Across the union movement we have seen a number of documented cases now where companies are liquidating their business in order to avoid their legal obligations, in terms of paying the minimum entitlements to their workers.
The most recent example is the case of Momo Tea. Momo Tea workers raised a case related to unpaid wages and annual leave among other breaches to their minimum workers rights. The workers say they were bought into a meeting and told by their employer that because they had raised these breaches the company would be liquidated and they all had to clean up the restaurant and leave as they had lost their jobs. The following day, despite the liquidation, the restaurant carried on trading. The company had simply transferred workers from their other restaurants to cover the shifts.
In most countries there is a law, that once you have liquidated your business, the first creditor that the company must pay is the workers. In New Zealand we don’t have such a law. Increasingly this loophole is being exploited to avoid paying basic minimums. This sort of behavior actually weakens the compliance and the enforcement framework of the labour law and reduces the deterrent factor of any financial sanctions to be imposed on these companies.
Labour inspectors have the ability to uplift the corporate veil and attack directors of companies, in relation to minimum standards breaches, if there is an ability to prove that the director knew or ought to have known that these breaches were occurring. However there’s no real justification for this only to be enforced by the labour inspectorate, why aren’t workers able, or workers through their unions, able to pursue that themselves? The current amount of labour inspectors to actually police minimum entitlements and run cases is entirely insufficient anyway.
There really needs to be a question around how are we going to resource protection of vulnerable workers in this country. Having strong trade unions that can work with migrants is always a better way to empower workers to protect themselves. If we are serious about dealing to new migrant exploitation then employment law frameworks need to be union friendly. It’s also a challenge to trade unions to reconsider the way in which we engage in order to appeal to new migrants.

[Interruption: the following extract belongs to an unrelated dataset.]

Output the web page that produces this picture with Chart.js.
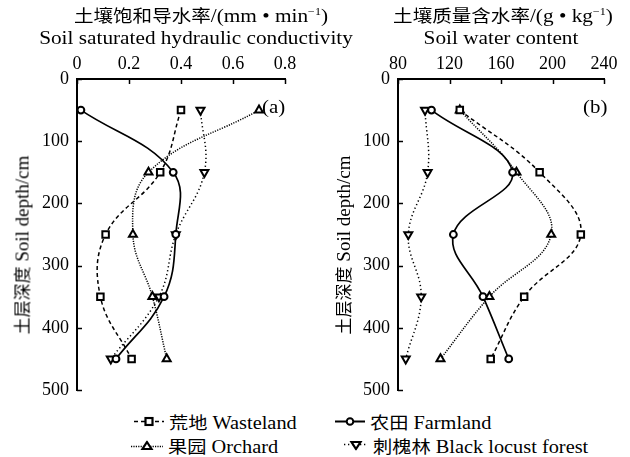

We have limited liability companies as part of a capitalist economy to stimulate innovation, and to protect people who want to become ‘wealth creators’ however what that seems to mean in real life is protection for people who are exploiting people. We need to say if people are going to run companies that exploit people, and if they know, or ought to have known, then they shouldn’t be able to run a company anymore. We don’t need these people running businesses in our country, there’s plenty who want to run a fair company and pay people correctly. We’re talking about minimum entitlements after all.
The ability of First Unions migrant wing Unemig or any social sector group to take all of the cases of exploitation out there on an individual basis and win those remedies individually, is not sustainable. What we need to be doing is using these cases to profile, raise and push for law reform. As well as any legal approach, we need to be naming and shaming employers responsible for this behaviour.
It’s important that we’re engaging with the community and asking how do we want to have migrant workers treated in New Zealand and how can we structure our laws and our society in a way that does not allow people to be exploited by these companies.